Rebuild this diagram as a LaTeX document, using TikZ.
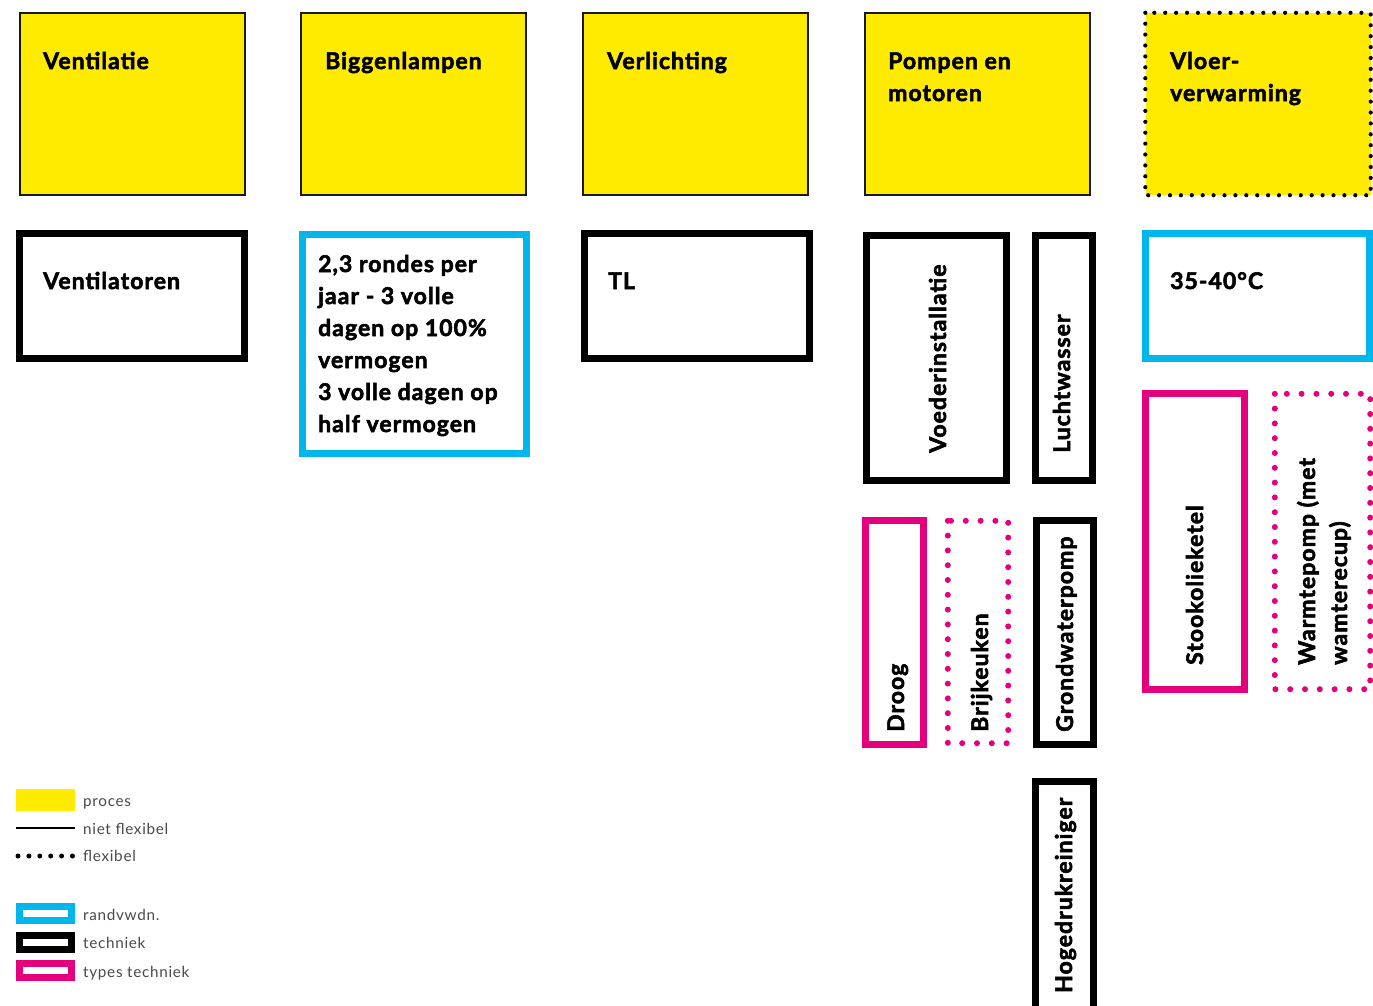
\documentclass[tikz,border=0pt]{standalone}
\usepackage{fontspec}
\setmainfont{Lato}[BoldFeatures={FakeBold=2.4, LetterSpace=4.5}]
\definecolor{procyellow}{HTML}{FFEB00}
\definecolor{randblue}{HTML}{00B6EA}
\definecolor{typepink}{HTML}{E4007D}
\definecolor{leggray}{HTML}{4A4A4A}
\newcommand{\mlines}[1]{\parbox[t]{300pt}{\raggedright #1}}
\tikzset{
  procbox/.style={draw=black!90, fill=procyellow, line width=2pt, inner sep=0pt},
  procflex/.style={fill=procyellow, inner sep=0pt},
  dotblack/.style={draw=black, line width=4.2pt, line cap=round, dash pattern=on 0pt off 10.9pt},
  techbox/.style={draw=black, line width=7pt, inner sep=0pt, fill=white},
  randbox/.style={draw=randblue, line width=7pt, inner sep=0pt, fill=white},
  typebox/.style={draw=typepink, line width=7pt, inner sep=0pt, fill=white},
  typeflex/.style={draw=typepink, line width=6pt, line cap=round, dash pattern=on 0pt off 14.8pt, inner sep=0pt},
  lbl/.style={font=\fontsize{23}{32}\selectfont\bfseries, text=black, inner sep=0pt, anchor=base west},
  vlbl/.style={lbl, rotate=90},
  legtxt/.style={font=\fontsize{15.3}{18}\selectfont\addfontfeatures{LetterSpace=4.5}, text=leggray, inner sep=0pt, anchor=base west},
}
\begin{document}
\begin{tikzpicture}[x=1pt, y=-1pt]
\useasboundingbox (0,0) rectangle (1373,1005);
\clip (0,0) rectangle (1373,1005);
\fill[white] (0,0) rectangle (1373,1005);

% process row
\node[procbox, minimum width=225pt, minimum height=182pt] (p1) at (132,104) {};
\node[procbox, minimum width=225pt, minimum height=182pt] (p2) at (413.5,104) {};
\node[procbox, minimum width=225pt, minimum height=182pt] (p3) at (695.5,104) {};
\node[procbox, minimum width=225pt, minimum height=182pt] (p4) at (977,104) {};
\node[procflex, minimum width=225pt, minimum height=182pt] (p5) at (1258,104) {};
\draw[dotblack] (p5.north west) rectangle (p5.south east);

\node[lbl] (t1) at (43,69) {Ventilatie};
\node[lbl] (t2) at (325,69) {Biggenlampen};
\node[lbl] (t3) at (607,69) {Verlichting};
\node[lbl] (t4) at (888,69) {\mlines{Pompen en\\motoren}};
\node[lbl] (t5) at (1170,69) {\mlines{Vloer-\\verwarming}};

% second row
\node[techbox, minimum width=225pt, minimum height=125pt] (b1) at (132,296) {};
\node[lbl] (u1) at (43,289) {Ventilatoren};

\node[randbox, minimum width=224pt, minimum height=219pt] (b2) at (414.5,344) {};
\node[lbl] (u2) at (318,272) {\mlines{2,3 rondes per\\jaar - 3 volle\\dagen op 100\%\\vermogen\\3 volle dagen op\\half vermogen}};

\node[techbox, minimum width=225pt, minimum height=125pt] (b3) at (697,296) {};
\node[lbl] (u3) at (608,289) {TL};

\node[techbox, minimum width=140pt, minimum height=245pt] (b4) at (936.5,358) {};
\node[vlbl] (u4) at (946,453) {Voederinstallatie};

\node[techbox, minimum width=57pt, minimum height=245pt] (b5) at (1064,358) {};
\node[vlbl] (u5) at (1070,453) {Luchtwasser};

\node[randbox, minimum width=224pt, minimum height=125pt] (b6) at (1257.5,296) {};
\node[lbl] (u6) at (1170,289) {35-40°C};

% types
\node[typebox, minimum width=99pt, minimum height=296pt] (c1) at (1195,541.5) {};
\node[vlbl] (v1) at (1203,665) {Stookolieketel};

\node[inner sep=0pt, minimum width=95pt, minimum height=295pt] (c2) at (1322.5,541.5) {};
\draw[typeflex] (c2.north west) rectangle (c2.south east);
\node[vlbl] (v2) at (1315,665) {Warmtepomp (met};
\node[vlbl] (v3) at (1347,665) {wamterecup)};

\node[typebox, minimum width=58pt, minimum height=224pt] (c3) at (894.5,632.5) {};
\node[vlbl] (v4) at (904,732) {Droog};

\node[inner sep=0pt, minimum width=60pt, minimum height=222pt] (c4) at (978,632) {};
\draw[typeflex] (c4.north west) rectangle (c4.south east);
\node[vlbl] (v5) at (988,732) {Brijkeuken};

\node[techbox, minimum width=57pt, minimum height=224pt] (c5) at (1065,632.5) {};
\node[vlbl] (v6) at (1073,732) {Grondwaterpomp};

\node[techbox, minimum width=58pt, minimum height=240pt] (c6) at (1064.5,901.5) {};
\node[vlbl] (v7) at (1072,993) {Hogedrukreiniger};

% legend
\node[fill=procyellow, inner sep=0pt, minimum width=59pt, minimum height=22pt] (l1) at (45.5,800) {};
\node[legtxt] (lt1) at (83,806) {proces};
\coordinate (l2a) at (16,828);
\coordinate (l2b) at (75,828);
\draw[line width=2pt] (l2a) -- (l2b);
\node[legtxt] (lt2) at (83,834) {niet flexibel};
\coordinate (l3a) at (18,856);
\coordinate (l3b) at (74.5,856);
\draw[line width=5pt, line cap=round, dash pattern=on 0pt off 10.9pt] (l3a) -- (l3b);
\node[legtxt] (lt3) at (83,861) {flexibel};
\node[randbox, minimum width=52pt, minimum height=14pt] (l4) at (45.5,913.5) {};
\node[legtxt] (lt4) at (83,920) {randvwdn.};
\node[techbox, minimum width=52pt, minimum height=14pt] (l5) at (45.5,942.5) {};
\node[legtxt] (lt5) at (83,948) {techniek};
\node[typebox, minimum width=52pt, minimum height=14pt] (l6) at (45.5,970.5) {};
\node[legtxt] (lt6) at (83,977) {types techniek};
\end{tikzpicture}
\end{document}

::::

Task directions
Only the lines from the start of the material through the line containing "rectangle (p5.south east);" should be transcribed. Pictures stay out.

Worked answer
Rebuild this diagram as a LaTeX document, using TikZ.
\documentclass[tikz,border=0pt]{standalone}
\usepackage{fontspec}
\setmainfont{Lato}[BoldFeatures={FakeBold=2.4, LetterSpace=4.5}]
\definecolor{procyellow}{HTML}{FFEB00}
\definecolor{randblue}{HTML}{00B6EA}
\definecolor{typepink}{HTML}{E4007D}
\definecolor{leggray}{HTML}{4A4A4A}
\newcommand{\mlines}[1]{\parbox[t]{300pt}{\raggedright #1}}
\tikzset{
  procbox/.style={draw=black!90, fill=procyellow, line width=2pt, inner sep=0pt},
  procflex/.style={fill=procyellow, inner sep=0pt},
  dotblack/.style={draw=black, line width=4.2pt, line cap=round, dash pattern=on 0pt off 10.9pt},
  techbox/.style={draw=black, line width=7pt, inner sep=0pt, fill=white},
  randbox/.style={draw=randblue, line width=7pt, inner sep=0pt, fill=white},
  typebox/.style={draw=typepink, line width=7pt, inner sep=0pt, fill=white},
  typeflex/.style={draw=typepink, line width=6pt, line cap=round, dash pattern=on 0pt off 14.8pt, inner sep=0pt},
  lbl/.style={font=\fontsize{23}{32}\selectfont\bfseries, text=black, inner sep=0pt, anchor=base west},
  vlbl/.style={lbl, rotate=90},
  legtxt/.style={font=\fontsize{15.3}{18}\selectfont\addfontfeatures{LetterSpace=4.5}, text=leggray, inner sep=0pt, anchor=base west},
}
\begin{document}
\begin{tikzpicture}[x=1pt, y=-1pt]
\useasboundingbox (0,0) rectangle (1373,1005);
\clip (0,0) rectangle (1373,1005);
\fill[white] (0,0) rectangle (1373,1005);

% process row
\node[procbox, minimum width=225pt, minimum height=182pt] (p1) at (132,104) {};
\node[procbox, minimum width=225pt, minimum height=182pt] (p2) at (413.5,104) {};
\node[procbox, minimum width=225pt, minimum height=182pt] (p3) at (695.5,104) {};
\node[procbox, minimum width=225pt, minimum height=182pt] (p4) at (977,104) {};
\node[procflex, minimum width=225pt, minimum height=182pt] (p5) at (1258,104) {};
\draw[dotblack] (p5.north west) rectangle (p5.south east);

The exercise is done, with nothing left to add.